Rite Moment staying put

Owner Steve Sigler has told trainer Gary Contessa that he does not intend to sell Grade 2 winner Rite Moment, and the overachieving filly will be pointed to either the Bed o' Roses here on April 19 or the $200,000 Vinery Madison at Keeneland on April 9.

"Steve said, 'Gary, we're going all the way with this one,' " Contessa said Tuesday. "I'm fine with it."

Rite Moment became a Grade 2 winner with her one-length victory in Saturday's $157,900 Distaff at Aqueduct. It was her fourth win from five starts since Contessa bought her for a partnership that includes Sigler's Winning Move Stable, John Moirano, Seidman Stables and Ravenwood Stable.

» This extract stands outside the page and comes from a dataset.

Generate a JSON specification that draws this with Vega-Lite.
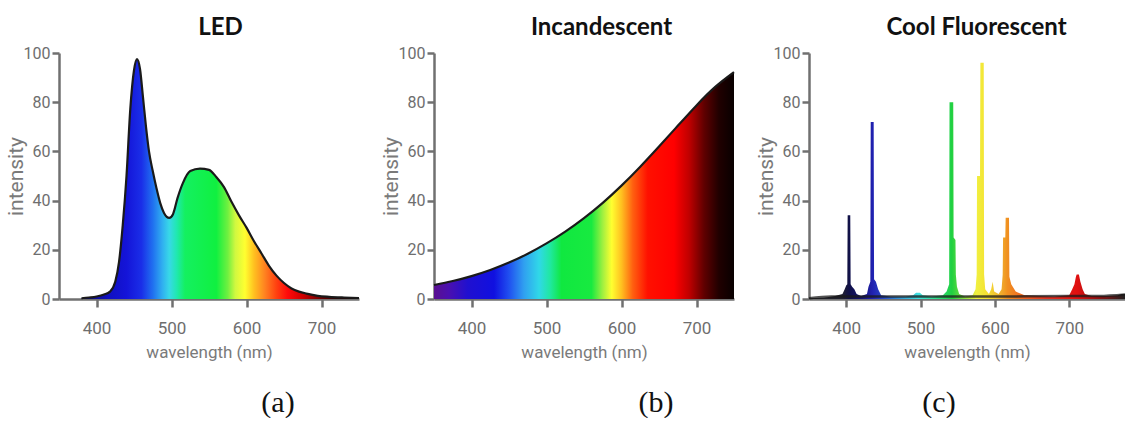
{
  "$schema": "https://vega.github.io/schema/vega-lite/v6.json",
  "background": "white",
  "padding": {"left": 5, "top": 15, "right": 0, "bottom": 0},
  "bounds": "flush",
  "spacing": 75,
  "datasets": {
    "led": [
      {"wl": 380, "intensity": 0.3}, {"wl": 390, "intensity": 0.6}, {"wl": 400, "intensity": 1}, {"wl": 410, "intensity": 1.8},
      {"wl": 418, "intensity": 3}, {"wl": 425, "intensity": 7}, {"wl": 430, "intensity": 15}, {"wl": 435, "intensity": 30},
      {"wl": 440, "intensity": 50}, {"wl": 445, "intensity": 77}, {"wl": 450, "intensity": 93}, {"wl": 454, "intensity": 97.5},
      {"wl": 458, "intensity": 93.5}, {"wl": 462, "intensity": 82}, {"wl": 466, "intensity": 70}, {"wl": 470, "intensity": 60},
      {"wl": 475, "intensity": 52}, {"wl": 480, "intensity": 45}, {"wl": 485, "intensity": 39}, {"wl": 490, "intensity": 35},
      {"wl": 497, "intensity": 33}, {"wl": 502, "intensity": 34.5}, {"wl": 508, "intensity": 41}, {"wl": 515, "intensity": 47},
      {"wl": 525, "intensity": 52}, {"wl": 538, "intensity": 53}, {"wl": 550, "intensity": 52.5}, {"wl": 560, "intensity": 49.5},
      {"wl": 570, "intensity": 45.5}, {"wl": 580, "intensity": 39.5}, {"wl": 590, "intensity": 34}, {"wl": 600, "intensity": 29},
      {"wl": 610, "intensity": 23.5}, {"wl": 620, "intensity": 18.5}, {"wl": 630, "intensity": 13.5}, {"wl": 640, "intensity": 9.5},
      {"wl": 650, "intensity": 6.5}, {"wl": 660, "intensity": 4.3}, {"wl": 670, "intensity": 3}, {"wl": 680, "intensity": 2.2},
      {"wl": 695, "intensity": 1.3}, {"wl": 710, "intensity": 0.9}, {"wl": 730, "intensity": 0.6}, {"wl": 750, "intensity": 0.4}
    ],
    "inc": [
      {"wl": 350, "intensity": 5.7}, {"wl": 375, "intensity": 7.3}, {"wl": 400, "intensity": 9.3}, {"wl": 425, "intensity": 11.8},
      {"wl": 450, "intensity": 14.8}, {"wl": 475, "intensity": 18.4}, {"wl": 500, "intensity": 22.6}, {"wl": 525, "intensity": 27.4},
      {"wl": 550, "intensity": 32.9}, {"wl": 575, "intensity": 39.1}, {"wl": 600, "intensity": 46.1}, {"wl": 625, "intensity": 53.8},
      {"wl": 650, "intensity": 62}, {"wl": 675, "intensity": 70.4}, {"wl": 700, "intensity": 78.7}, {"wl": 725, "intensity": 86.2},
      {"wl": 750, "intensity": 92.2}
    ],
    "fl": [
      {"wl": 350, "intensity": 0.3}, {"wl": 370, "intensity": 0.5}, {"wl": 385, "intensity": 1.2}, {"wl": 395, "intensity": 2},
      {"wl": 398, "intensity": 4}, {"wl": 400, "intensity": 5.5}, {"wl": 401.5, "intensity": 6}, {"wl": 402, "intensity": 34},
      {"wl": 405.5, "intensity": 34}, {"wl": 406, "intensity": 6}, {"wl": 408, "intensity": 5}, {"wl": 411, "intensity": 4},
      {"wl": 414, "intensity": 2}, {"wl": 420, "intensity": 1.2}, {"wl": 428, "intensity": 2}, {"wl": 430, "intensity": 5},
      {"wl": 432.5, "intensity": 7}, {"wl": 433, "intensity": 72}, {"wl": 437, "intensity": 72}, {"wl": 437.5, "intensity": 8},
      {"wl": 440, "intensity": 7}, {"wl": 443, "intensity": 4}, {"wl": 447, "intensity": 1.5}, {"wl": 460, "intensity": 1},
      {"wl": 480, "intensity": 1}, {"wl": 490, "intensity": 1.5}, {"wl": 494, "intensity": 2.5}, {"wl": 499, "intensity": 2.5},
      {"wl": 503, "intensity": 1.5}, {"wl": 515, "intensity": 1}, {"wl": 530, "intensity": 1.5}, {"wl": 535, "intensity": 3},
      {"wl": 538.5, "intensity": 6}, {"wl": 539, "intensity": 80}, {"wl": 544, "intensity": 80}, {"wl": 544.5, "intensity": 25},
      {"wl": 547, "intensity": 24}, {"wl": 547.5, "intensity": 10}, {"wl": 549, "intensity": 5}, {"wl": 552, "intensity": 2},
      {"wl": 560, "intensity": 1}, {"wl": 570, "intensity": 1.5}, {"wl": 574, "intensity": 4}, {"wl": 575.5, "intensity": 10},
      {"wl": 576, "intensity": 50}, {"wl": 580, "intensity": 50}, {"wl": 580.5, "intensity": 96}, {"wl": 585, "intensity": 96},
      {"wl": 585.5, "intensity": 10}, {"wl": 587, "intensity": 4}, {"wl": 592, "intensity": 2}, {"wl": 595, "intensity": 4},
      {"wl": 597, "intensity": 7}, {"wl": 599, "intensity": 3}, {"wl": 605, "intensity": 2}, {"wl": 609, "intensity": 4},
      {"wl": 610.5, "intensity": 10}, {"wl": 611, "intensity": 25}, {"wl": 614, "intensity": 25}, {"wl": 614.5, "intensity": 33},
      {"wl": 619, "intensity": 33}, {"wl": 619.5, "intensity": 9}, {"wl": 622, "intensity": 6}, {"wl": 628, "intensity": 3},
      {"wl": 640, "intensity": 1.5}, {"wl": 660, "intensity": 1.2}, {"wl": 680, "intensity": 1}, {"wl": 700, "intensity": 1.5},
      {"wl": 704, "intensity": 4}, {"wl": 707, "intensity": 6}, {"wl": 709, "intensity": 9}, {"wl": 710, "intensity": 10},
      {"wl": 713, "intensity": 10}, {"wl": 715, "intensity": 7}, {"wl": 718, "intensity": 4}, {"wl": 721, "intensity": 2},
      {"wl": 730, "intensity": 1.2}, {"wl": 750, "intensity": 1.2}, {"wl": 765, "intensity": 1.5}, {"wl": 770, "intensity": 2},
      {"wl": 775, "intensity": 2}
    ],
    "flbase": [
      {"wl": 350, "intensity": 0.3}, {"wl": 380, "intensity": 1}, {"wl": 500, "intensity": 1}, {"wl": 600, "intensity": 1},
      {"wl": 700, "intensity": 1.2}, {"wl": 740, "intensity": 1.2}, {"wl": 775, "intensity": 1.8}
    ]
  },
  "config": {
    "view": {"stroke": null},
    "axis": {
      "grid": false,
      "domainColor": "#707070", "domainWidth": 2.5,
      "tickColor": "#707070", "tickWidth": 2.5,
      "labelFont": "Roboto", "labelFontSize": 16, "labelColor": "#6e6e6e",
      "titleFont": "Roboto", "titleFontWeight": "normal", "titleColor": "#7a7a7a"
    },
    "axisBottom": {"tickSize": 8, "labelPadding": 13, "labelFontSize": 17, "titleFontSize": 17, "titleY": 58, "titleBaseline": "alphabetic"},
    "axisLeft": {"tickSize": 7, "labelPadding": 2, "titleFontSize": 21, "titleX": -43, "titleBaseline": "middle"}
  },
  "hconcat": [
    {
      "width": 300, "height": 246,
      "data": {"name": "led"},
      "title": {"text": "(a)", "orient": "bottom", "anchor": "middle", "dx": 69, "offset": 28, "font": "Liberation Serif", "fontSize": 30, "fontWeight": "normal", "color": "#111111"},
      "layer": [
        {
          "mark": {"type": "area", "interpolate": "monotone", "color": {
            "gradient": "linear", "x1": 0, "x2": 1, "y1": 0, "y2": 0,
            "stops": [
              {"offset": 0, "color": "#0a0a6a"}, {"offset": 0.095, "color": "#1010c0"}, {"offset": 0.162, "color": "#1414d8"},
              {"offset": 0.216, "color": "#1a2ee8"}, {"offset": 0.257, "color": "#2070f0"}, {"offset": 0.292, "color": "#30b0f0"},
              {"offset": 0.316, "color": "#38d8e8"}, {"offset": 0.343, "color": "#20e8b0"}, {"offset": 0.373, "color": "#14f060"},
              {"offset": 0.486, "color": "#10f040"}, {"offset": 0.527, "color": "#70f040"}, {"offset": 0.554, "color": "#d0f840"},
              {"offset": 0.589, "color": "#ffff30"}, {"offset": 0.622, "color": "#ffc020"}, {"offset": 0.662, "color": "#ff8020"},
              {"offset": 0.703, "color": "#ff4010"}, {"offset": 0.743, "color": "#ff0a0a"}, {"offset": 0.797, "color": "#d00000"},
              {"offset": 0.851, "color": "#800000"}, {"offset": 0.919, "color": "#300000"}, {"offset": 1, "color": "#100000"}
            ]}},
          "encoding": {
            "x": {"field": "wl", "type": "quantitative", "scale": {"domain": [350, 750]}, "axis": {"title": "wavelength (nm)", "values": [400, 500, 600, 700]}},
            "y": {"field": "intensity", "type": "quantitative", "scale": {"domain": [0, 100]}, "axis": {"title": "intensity", "values": [0, 20, 40, 60, 80, 100]}}
          }
        },
        {
          "mark": {"type": "line", "interpolate": "monotone", "color": "#1a1a1a", "strokeWidth": 2.2},
          "encoding": {
            "x": {"field": "wl", "type": "quantitative", "scale": {"domain": [350, 750]},
                  "axis": {"orient": "top", "title": "LED", "labels": false, "ticks": false, "domain": false, "titleX": 161, "titleY": -19, "titleAlign": "center", "titleBaseline": "alphabetic", "titleFont": "Lato", "titleFontSize": 24, "titleFontWeight": "bold", "titleColor": "#111111"}},
            "y": {"field": "intensity", "type": "quantitative"}
          }
        }
      ],
      "resolve": {"scale": {"x": "independent"}, "axis": {"x": "independent"}}
    },
    {
      "width": 300, "height": 246,
      "data": {"name": "inc"},
      "title": {"text": "(b)", "orient": "bottom", "anchor": "middle", "dx": 72, "offset": 28, "font": "Liberation Serif", "fontSize": 30, "fontWeight": "normal", "color": "#111111"},
      "layer": [
        {
          "mark": {"type": "area", "interpolate": "natural", "color": {
            "gradient": "linear", "x1": 0, "x2": 1, "y1": 0, "y2": 0,
            "stops": [
              {"offset": 0, "color": "#5a1090"}, {"offset": 0.05, "color": "#4a10b0"}, {"offset": 0.1125, "color": "#2010d0"},
              {"offset": 0.2, "color": "#1010e0"}, {"offset": 0.25, "color": "#2050f0"}, {"offset": 0.3, "color": "#30a0f0"},
              {"offset": 0.35, "color": "#30d8e8"}, {"offset": 0.3875, "color": "#20e8a0"}, {"offset": 0.425, "color": "#10e840"},
              {"offset": 0.525, "color": "#18ea40"}, {"offset": 0.5625, "color": "#a0f040"}, {"offset": 0.5925, "color": "#ffff30"},
              {"offset": 0.625, "color": "#ffc020"}, {"offset": 0.6625, "color": "#ff6010"}, {"offset": 0.7125, "color": "#ff1000"},
              {"offset": 0.8, "color": "#ff0000"}, {"offset": 0.85, "color": "#c00000"}, {"offset": 0.9, "color": "#600000"},
              {"offset": 0.95, "color": "#200000"}, {"offset": 1, "color": "#080000"}
            ]}},
          "encoding": {
            "x": {"field": "wl", "type": "quantitative", "scale": {"domain": [350, 750]}, "axis": {"title": "wavelength (nm)", "values": [400, 500, 600, 700]}},
            "y": {"field": "intensity", "type": "quantitative", "scale": {"domain": [0, 100]}, "axis": {"title": "intensity", "values": [0, 20, 40, 60, 80, 100]}}
          }
        },
        {
          "mark": {"type": "line", "interpolate": "natural", "color": "#1a1a1a", "strokeWidth": 2.2},
          "encoding": {
            "x": {"field": "wl", "type": "quantitative", "scale": {"domain": [350, 750]},
                  "axis": {"orient": "top", "title": "Incandescent", "labels": false, "ticks": false, "domain": false, "titleX": 167, "titleY": -19, "titleAlign": "center", "titleBaseline": "alphabetic", "titleFont": "Lato", "titleFontSize": 24, "titleFontWeight": "bold", "titleColor": "#111111"}},
            "y": {"field": "intensity", "type": "quantitative"}
          }
        }
      ],
      "resolve": {"scale": {"x": "independent"}, "axis": {"x": "independent"}}
    },
    {
      "width": 316, "height": 246,
      "data": {"name": "fl"},
      "title": {"text": "(c)", "orient": "bottom", "anchor": "middle", "dx": -28, "offset": 28, "font": "Liberation Serif", "fontSize": 30, "fontWeight": "normal", "color": "#111111"},
      "layer": [
        {
          "mark": {"type": "area", "interpolate": "linear", "color": {
            "gradient": "linear", "x1": 0, "x2": 1, "y1": 0, "y2": 0,
            "stops": [
              {"offset": 0, "color": "#202020"}, {"offset": 0.106, "color": "#202030"}, {"offset": 0.127, "color": "#101048"},
              {"offset": 0.165, "color": "#141470"}, {"offset": 0.2, "color": "#2020b0"}, {"offset": 0.235, "color": "#2848c8"},
              {"offset": 0.282, "color": "#3090d8"}, {"offset": 0.346, "color": "#40e0e0"}, {"offset": 0.4, "color": "#30e090"},
              {"offset": 0.452, "color": "#20d040"}, {"offset": 0.494, "color": "#90e040"}, {"offset": 0.529, "color": "#f0f040"},
              {"offset": 0.565, "color": "#f5e030"}, {"offset": 0.6, "color": "#f0b830"}, {"offset": 0.628, "color": "#f09020"},
              {"offset": 0.682, "color": "#f06020"}, {"offset": 0.753, "color": "#e03020"}, {"offset": 0.849, "color": "#e01010"},
              {"offset": 0.918, "color": "#901010"}, {"offset": 1, "color": "#202020"}
            ]}},
          "encoding": {
            "x": {"field": "wl", "type": "quantitative", "scale": {"domain": [350, 775]}, "axis": {"title": "wavelength (nm)", "values": [400, 500, 600, 700]}},
            "y": {"field": "intensity", "type": "quantitative", "scale": {"domain": [0, 100]}, "axis": {"title": "intensity", "values": [0, 20, 40, 60, 80, 100]}}
          }
        },
        {
          "data": {"name": "flbase"},
          "mark": {"type": "line", "interpolate": "monotone", "color": "#1a1a1a", "strokeWidth": 2.5, "opacity": 0.75},
          "encoding": {
            "x": {"field": "wl", "type": "quantitative", "scale": {"domain": [350, 775]},
                  "axis": {"orient": "top", "title": "Cool Fluorescent", "labels": false, "ticks": false, "domain": false, "titleX": 167, "titleY": -19, "titleAlign": "center", "titleBaseline": "alphabetic", "titleFont": "Lato", "titleFontSize": 24, "titleFontWeight": "bold", "titleColor": "#111111"}},
            "y": {"field": "intensity", "type": "quantitative"}
          }
        }
      ],
      "resolve": {"scale": {"x": "independent"}, "axis": {"x": "independent"}}
    }
  ]
}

"The thing is, there's no telling how good she is going long," Contessa said, referring to Rite Moment's 13 1/4-length victory in a two-turn overnight stakes March 6 in which she stumbled at the start. "She could be a great horse going long."

Tight Storm debuts for Contessa

Contessa hopes he and Sigler have another Rite Moment in Tight Storm, a 4-year-old filly they purchased last month who debuts for them in Thursday's featured second-level allowance race at six furlongs.

Tight Storm raced primarily in the Midwest with trainer John Good, winning 2 of 9 starts, both over synthetic surfaces. She has impressed Contessa with her morning training over Aqueduct's inner dirt track.

"Tight Storm trains like Rite Moment," said Contessa, who will also run What's Your Point in the same race. "I hope she's another great buy. She trains like she could be. And What's Your Point isn't a terrible horse to have in there, either."

Mulligatawny would be the horse to beat if she runs. David Jacobson, who claimed her last out from Steve Asmussen, said he hasn't decided yet if Mulligatawny will start or scratch in favor of getting more time between races.